Como dramaturgo, no voy a descubrirle ahora; la claridad y la profundidad de su escritura (tanto en sus propios textos como en sus adaptaciones), la inteligencia de su teatro, envuelto siempre en ingenio y naturalidad, le convierten en una de las voces más respetables y respetadas de nuestra escena. Es, además, un hombre afable, educado y discreto, y me alegro infinito de su éxito, que es además internacionalmente creciente (la BBC retransmitirá el domingo «The boy at the back», versión inglesa de «El chico de la última fila»).
He visto su último estreno, «El arte de la entrevista», una obra que, como muchas de las suyas, nació de una imagen, la de una joven grabando con una cámara a una anciana. Su cerebro empezó a urdir entonces una historia de silencios, de deseos ocultos, de reproches, de basura enterrada bajo la alfombra, con las cámaras, convertidas en indiscretas ventanas a la intimidad, como instrumento perturbador. Es una historia cosida con el hilo de la contemporaneidad y que, como toda su obra, sabe rascar en el alma humana.

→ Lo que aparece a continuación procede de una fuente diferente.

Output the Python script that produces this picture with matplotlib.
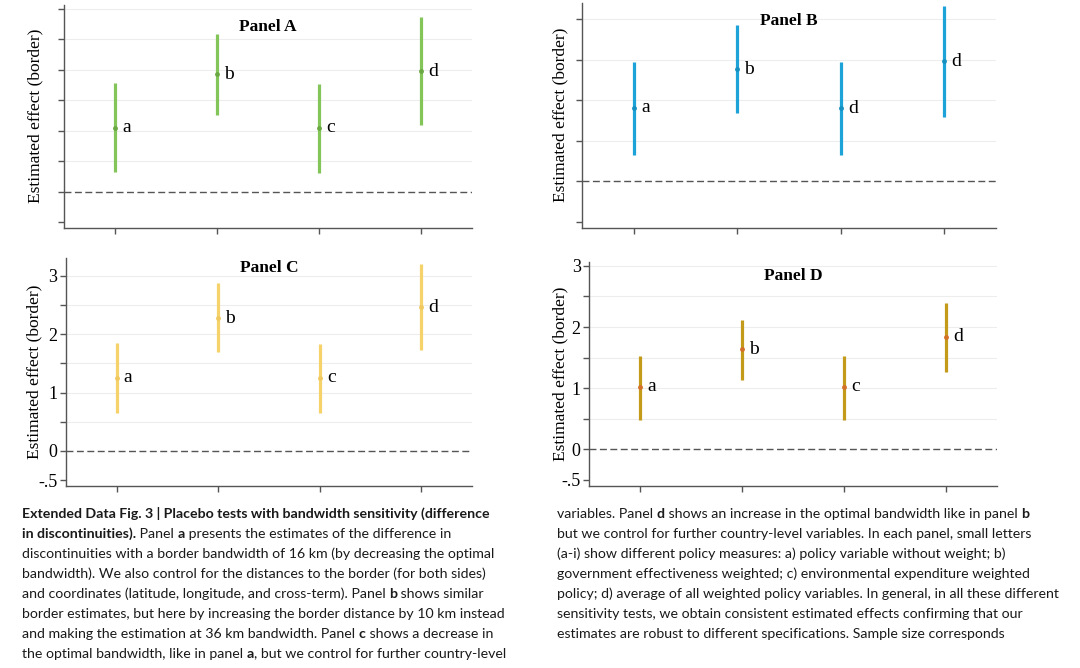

He de decir, sin embargo, que la función me dejó frío. Y conforme hablaba de ello con mi acompañante, más me iba convenciendo de que no estaba en el texto el problema. No me pareció redondo ni el mejor de su autor, pero creo que hay en él una tensión que no encontré en la representación; hay unas cargas de profundidad, unas silentes batallas dialécticas, unos estallidos de sentimientos que con otro ritmo y otra cadencia hubieran llegado con más nitidez al público. Tampoco alcanza la historia la temperatura necesaria, a pesar de la interpretación de los cuatro actores -Alicia Hermida, Luisa Martín, Elena Rivera y Ramón Esquinas-, espléndida, con mención especial para la entrañable Alicia Hermida.